将ifelse函数应用于列表上的数据框

时间:2015-11-19 11:08:44

标签: r if-statement lapply

我想利用apply函数来加速代码。

我已经在列表中提取了一系列城市

targetcitylist :=> "London", "Hong Kong", "Dubai", "Paris"

我有一个单独的巨大数据框,看起来像这样

+---------------+------------+-----------+
|      Period   |    City    | usercount |
+---------------+------------+-----------+
|     Night     | Cardiff    |        35 |
|     Afternoon | Unknown    |        12 |
|     Afternoon | Norwich    |       111 |
|     Afternoon | Darlington |        13 |
|     Evening   | Bebington  |         6 |
|     Afternoon | Shrewsbury |        24 |
+---------------+------------+-----------+

我想创建一个循环遍历数据框每一行并创建一个新变量Cities的函数,除非它们在列表中,否则它们将被归类为Other

这是我的缓慢尝试:

data$Cities <- ifelse(data$City == toString(targetcitylist[1]),toString(targetcitylist[1]), 
                            ifelse(data$City == toString(targetcitylist[2]),toString(targetcitylist[2]),
                                   ifelse(data$City == toString(targetcitylist[3]),toString(targetcitylist[3]),
                                          ifelse(data$City == toString(targetcitylist[4]),toString(targetcitylist[4]),
                                                 ifelse(data$City == toString(targetcitylist[5]),toString(targetcitylist[5]),
                                                        'Other')))))

这是我尝试加速但尝试失败的原因:

data$Cities = lapply(targetcitylist, function(x)ifelse(data$City==targetcitylist[x] , targetcitylist[x] ,'Other'))

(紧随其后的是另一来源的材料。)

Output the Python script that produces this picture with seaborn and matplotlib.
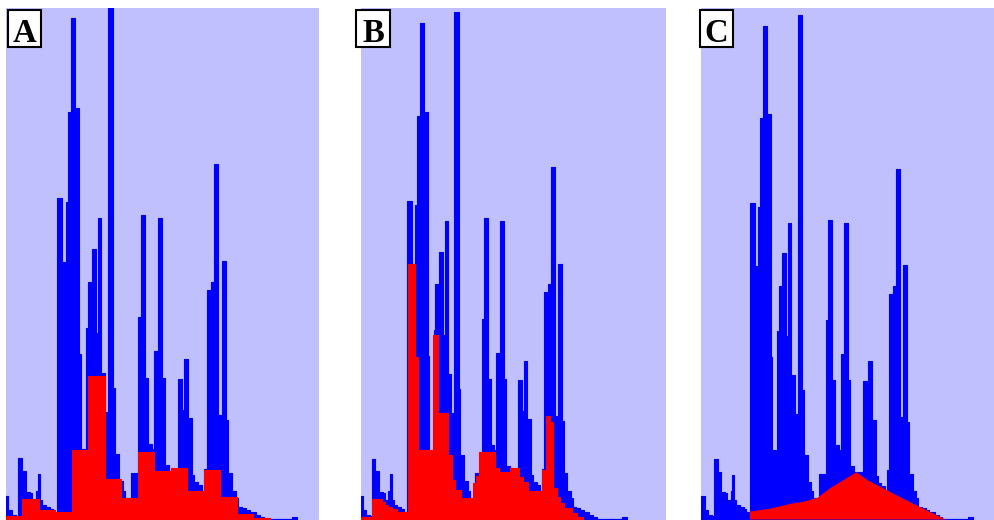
import numpy as np
import pandas as pd
import matplotlib
matplotlib.use("Agg")
import matplotlib.pyplot as plt
import matplotlib.patches as patches
import seaborn as sns

# --- 1. 全局参数 ---
BG_COLOR = '#c0c0ff'
BLUE = '#0000ff'
RED = '#ff0000'
FIG_W, FIG_H, DPI = 995, 520, 100
LABEL_FONT_SIZE = 23.6

# --- 2. 数据 (分箱边界 + 每个分箱高度) ---
blue_edges = [-2, 2, 6, 10, 12, 16, 20, 24, 26, 30, 32, 34, 36, 40, 44, 47, 51,
              56, 59.7, 61.7, 65.3, 69.3, 73, 75, 79.7, 81.7, 85.7, 89.7, 91.7,
              95, 99, 102.3, 107, 109, 113, 117, 119, 125, 132.3, 135, 139,
              142.3, 146.3, 148.3, 152.3, 156.3, 159, 163, 172.3, 176.3, 178.3,
              182.3, 186.3, 188.3, 192.3, 196.3, 198.3, 201, 205, 208, 212, 216,
              220, 222, 226, 230, 232, 236, 240, 244, 250, 254, 258, 285.7, 291.3]
blue_heights = [23, 9, 4, 3, 61, 48, 27, 26, 19, 28, 45, 19, 14, 12, 10, 7,
                321, 257, 317, 407, 501, 411, 165, 70, 191, 237, 270, 186, 301,
                146, 107, 512, 131, 65, 38, 28, 21, 46, 202, 304, 141, 75, 70,
                168, 301, 141, 54, 48, 140, 109, 160, 101, 44, 37, 34, 28, 50,
                229, 237, 355, 104, 258, 99, 46, 28, 21, 12, 11, 9, 7, 4, 2, 0, 2.5]

red_a_edges = [0, 16.5, 33, 49.5, 66, 82.5, 99, 115.5, 132, 148.5, 165, 181.5,
               198, 214.5, 231, 247.5, 264]
red_a_heights = [3, 20, 9, 7, 69, 143, 40, 21, 67, 48, 51, 28, 49, 22, 5, 1]

red_b_edges = [0, 11.9, 23.5, 26.5, 30.1, 34.5, 39.3, 52.0, 59.3, 62.9, 79.3,
               84.1, 95.1, 99.5, 103.1, 109.6, 123.1, 126.1, 129.7, 146.8, 151.5,
               163.3, 173.4, 177.8, 183.3, 197.9, 202.6, 207.0, 210.0, 214.3,
               218.0, 222.3, 230.7, 236.2, 243.4]
red_b_heights = [2, 20, 17, 14, 12, 10, 7, 257, 164, 70, 186, 107, 65, 39, 29,
                 21, 36, 43, 68, 52, 47, 52, 42, 37, 28, 49, 104, 98, 31, 22,
                 16, 11, 6, 2]

red_c_x = [50.1, 50.1, 72.4, 93.9, 107.9, 122.9, 136.9, 151.0, 165.0, 176.8,
           198.3, 219.8, 237.0, 258.5, 261.8]
red_c_h = [0, 8, 11, 16, 18, 22, 32, 40, 48, 40, 29.5, 19, 11, 1, 0]

panel_labels = ['A', 'B', 'C']

# --- 3. 面板布局 (像素) 与坐标范围 ---
PANEL_BOX = [(6, 313), (361, 305), (701, 294)]      # left, width
PANEL_TOP = 8
PANEL_XLIM = [(0, 313), (0.2, 334), (-1.9, 314.6)]
PANEL_YLIM = [(-1, 511), (-1, 516), (-1, 519)]
LABEL_BOX = [(8, 10, 33, 37), (356, 10, 34, 37), (700, 10, 33, 37)]  # x, y, w, h


def draw_hist(ax, edges, heights, color):
    edges = [float(e) for e in edges]
    centers = [(a + b) / 2 for a, b in zip(edges[:-1], edges[1:])]
    df = pd.DataFrame({'x': centers, 'w': [float(h) for h in heights]})
    sns.histplot(data=df, x='x', weights='w', bins=edges, element='step',
                 fill=True, color=color, alpha=1.0, edgecolor=color,
                 linewidth=0.8, ax=ax)


fig = plt.figure(figsize=(FIG_W / DPI, FIG_H / DPI), dpi=DPI)
fig.patch.set_facecolor('white')

axes = []
for (left, width) in PANEL_BOX:
    ax = fig.add_axes([left / FIG_W, 0, width / FIG_W, (FIG_H - PANEL_TOP) / FIG_H])
    ax.set_facecolor(BG_COLOR)
    axes.append(ax)

# --- 4. 绘图 ---
for ax in axes:
    draw_hist(ax, blue_edges, blue_heights, BLUE)

draw_hist(axes[0], red_a_edges, red_a_heights, RED)
draw_hist(axes[1], red_b_edges, red_b_heights, RED)
axes[2].fill_between(red_c_x, red_c_h, color=RED, linewidth=0)

for i, ax in enumerate(axes):
    ax.set_xlim(*PANEL_XLIM[i])
    ax.set_ylim(*PANEL_YLIM[i])
    ax.set_xticks([])
    ax.set_yticks([])
    ax.set_xlabel('')
    ax.set_ylabel('')
    for sp in ax.spines.values():
        sp.set_visible(False)

# --- 5. 面板标签 ---
for label, (bx, by, bw, bh) in zip(panel_labels, LABEL_BOX):
    rect = patches.Rectangle((bx / FIG_W, 1 - (by + bh) / FIG_H), bw / FIG_W, bh / FIG_H,
                             transform=fig.transFigure, facecolor='white',
                             edgecolor='black', linewidth=1.5, zorder=20)
    fig.add_artist(rect)
    fig.text((bx + bw / 2) / FIG_W, 1 - (by + 32.3) / FIG_H, label,
             ha='center', va='baseline', fontsize=LABEL_FONT_SIZE,
             fontweight='bold', family=['Liberation Serif', 'DejaVu Serif'],
             color='black', zorder=21)

fig.savefig('out.png', dpi=DPI, facecolor='white')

请问您是否可以在优化代码速度的同时简化语法?缓慢的尝试真的很慢。

1 个答案:

答案 0 :(得分:2)

尝试以下示例:

#my list
targetcitylist <- c("London", "Hong Kong", "Dubai", "Paris")

#my data - note: only London should match my target list
data <- read.table(text="Period City usercount 
Night Cardiff 35 
Afternoon Unknown 12 
Afternoon London 111 
Afternoon Darlington 13 
Evening Bebington 6 
Afternoon Shrewsbury 24", header = TRUE, as.is = TRUE) #no factors

#result
ifelse(data$City %in% targetcitylist, data$City, "Other")

#output
[1] "Other"  "Other"  "London" "Other"  "Other"  "Other"